Nicoll’s apprehension of the conspiracy that had been woven around
Bourdin was corroborated by an improbable source more than a decade later, when Joseph Conrad wrote
The Secret Agent
. Despite Conrad’s assurance to his publisher that the plot was ‘based on inside knowledge of a certain event’, which was clearly the Greenwich bombing, in certain respects the novel presented a rather schematic cross-section of the anarchist world of the period. Comrade Ossipon may be taken as a slightly facetious version of Kropotkin; Yundt of the firebrand Johann Most. But when Verloc, the equivalent of Henry Samuels in Conrad’s account, who habitually works as a nark for Chief Inspector Heat, recruits the Bourdin character, Stevie, into bombing the Observatory, he is in fact acting on the behest of Mr Vladimir, assigned the position of first secretary at the Russian Embassy but an obvious avatar of Rachkovsky.

Conrad would later protest, perhaps too much, that the work was drawn primarily from imagination. In reflecting on a realm where fact and fiction were constantly and intentionally being blurred, however, his well-informed storytelling may come closer to illuminating the truth than documentary sources that are so often partial and distorting. As to the true quality of the ‘inside knowledge’ about which Conrad boasted, the proof lies in the figure of the novel’s purveyor of explosives, ‘The Professor’, whose elusive factual counterpart, bearing the very same sobriquet, is today known only from French police files that remained locked away in the Paris prefecture until long after the novelist’s death. In one intriguing report, the real ‘Professor’ is said to have supplied Emile Henry’s mentor, Constant Martin, with dynamite; in another, more significantly, the French informant states that ‘Russian anarchists have confirmed that the school for the manufacture of bombs is in London and that the Professor is a Russian refugee’.

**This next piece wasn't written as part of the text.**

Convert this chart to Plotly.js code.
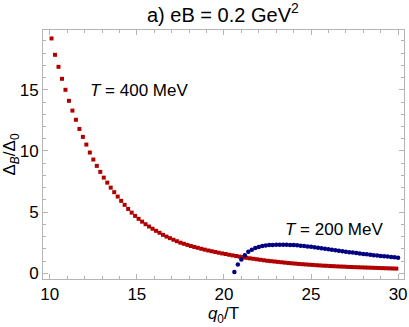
<!DOCTYPE html>
<html>
<head>
<meta charset="utf-8">
<script src="https://cdn.plot.ly/plotly-3.0.1.min.js"></script>
<style>
  html, body { margin: 0; padding: 0; background: #fff; }
  #plot { width: 409px; height: 327px; }
</style>
</head>
<body>
<div id="plot"></div>
<script>
// T = 400 MeV (red squares), q0/T from 10.1 in steps of 0.2
var q400 = [];
for (var i = 0; i < 100; i++) q400.push(+(10.1 + 0.2 * i).toFixed(2));
var gap400 = [
  19.2, 17.86, 16.88, 15.9, 15.0, 14.1, 13.3, 12.55, 11.8, 11.15,
  10.52, 9.87, 9.3, 8.78, 8.29, 7.82, 7.41, 7.0, 6.63, 6.27,
  5.92, 5.59, 5.26, 4.96, 4.69, 4.45, 4.22, 4.01, 3.82, 3.64,
  3.47, 3.31, 3.14, 3.0, 2.87, 2.74, 2.62, 2.5, 2.41, 2.32,
  2.23, 2.15, 2.08, 2.0, 1.93, 1.86, 1.8, 1.74, 1.68, 1.62,
  1.57, 1.51, 1.46, 1.41, 1.36, 1.31, 1.26, 1.22, 1.18, 1.14,
  1.10, 1.06, 1.02, 0.99, 0.96, 0.93, 0.9, 0.87, 0.84, 0.81,
  0.79, 0.76, 0.74, 0.72, 0.70, 0.68, 0.66, 0.64, 0.62, 0.61,
  0.59, 0.58, 0.56, 0.55, 0.54, 0.52, 0.51, 0.50, 0.49, 0.48,
  0.47, 0.46, 0.45, 0.44, 0.43, 0.42, 0.41, 0.40, 0.39, 0.38
];

// T = 200 MeV (blue dots), q0/T from 20.6 in steps of 0.2
var q200 = [];
for (var j = 0; j < 48; j++) q200.push(+(20.6 + 0.2 * j).toFixed(2));
var gap200 = [
  0.1, 0.72, 1.12, 1.48, 1.75, 1.93, 2.06, 2.15, 2.22, 2.27,
  2.3, 2.32, 2.33, 2.34, 2.34, 2.33, 2.32, 2.30, 2.28, 2.25,
  2.22, 2.19, 2.16, 2.12, 2.08, 2.04, 2.0, 1.96, 1.92, 1.88,
  1.84, 1.80, 1.76, 1.72, 1.69, 1.65, 1.62, 1.58, 1.55, 1.51,
  1.48, 1.45, 1.42, 1.39, 1.36, 1.33, 1.30, 1.27
];

var xTicks = [10, 15, 20, 25, 30];
var yTicks = [0, 5, 10, 15];

var frame = "#b4b4b4";
var font = "Liberation Sans, Arial, sans-serif";

var red = {
  x: q400, y: gap400, type: "scatter", mode: "markers",
  marker: {symbol: "square", size: 4, color: "#b00000"},
  hoverinfo: "x+y"
};
var blue = {
  x: q200, y: gap200, type: "scatter", mode: "markers",
  marker: {symbol: "circle", size: 4.5, color: "#000080"},
  hoverinfo: "x+y"
};

var axisStyle = {
  showgrid: false, zeroline: false,
  showline: true, linecolor: frame, linewidth: 1, mirror: "ticks",
  ticks: "inside", ticklen: 5, tickcolor: frame, tickwidth: 1,
  minor: {ticks: "inside", ticklen: 3, tickcolor: frame, dtick: 1, showgrid: false},
  tickfont: {family: font, size: 17, color: "#000"}
};

var layout = {
  width: 409, height: 327,
  margin: {l: 43, r: 5, t: 30, b: 48},
  paper_bgcolor: "#fff", plot_bgcolor: "#fff",
  showlegend: false,
  font: {family: font, color: "#000"},
  title: {
    text: "a) eB = 0.2 GeV<sup>2</sup>",
    font: {family: font, size: 20, color: "#000"},
    x: 0.545, xanchor: "center", y: 0.955, yanchor: "middle", yref: "container"
  },
  xaxis: Object.assign({}, axisStyle, {
    range: [9.61, 30.34], tickvals: xTicks,
    title: {text: "<i>q</i><sub>0</sub>/T", font: {family: font, size: 17}, standoff: 3}
  }),
  yaxis: Object.assign({}, axisStyle, {
    range: [-0.47, 19.89], tickvals: yTicks,
    title: {text: "Δ<sub><i>B</i></sub>/Δ<sub>0</sub>", font: {family: font, size: 17}, standoff: 1}
  }),
  annotations: [
    {x: 12.18, y: 14.94, xanchor: "left", yanchor: "middle", showarrow: false,
     text: "<i>T</i> = 400 MeV", font: {family: font, size: 17, color: "#000"}},
    {x: 23.37, y: 3.54, xanchor: "left", yanchor: "middle", showarrow: false,
     text: "<i>T</i> = 200 MeV", font: {family: font, size: 17, color: "#000"}}
  ]
};

Plotly.newPlot("plot", [red, blue], layout, {displayModeBar: false, staticPlot: true});
</script>
</body>
</html>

Unfortunately for the anarchist movement as a whole, in the London underworld of early 1894, it was all too easy for those accused by Nicoll to dismiss his suspicions as far-fetched: a further symptom of his paranoia, whose disruptive effects were beginning to weary even those who had some sympathy for the poor man’s plight. For whilst rumours that Bourdin’s intended destination had been Epping Forest, where he intended to test the bomb, may have carried echoes of the Landesen plot of 1890, they hardly constituted proof of Russian involvement. Furthermore, claims by anarchists to have received unsolicited deliveries of explosive materials, of which they had then wisely disposed, shortly before Special Branch ransacked their homes in search of incriminating evidence, could be easily explained away as anti-police propaganda. And when a pair of anarchists, Ricken and Brall, who had previously been suspected by
neighbours of manufacturing bombs, suddenly disappeared, two days after Bourdin’s death, the move suggested the remaining members of a terrorist cell hastily going to ground, more than it did innocents fleeing persecution.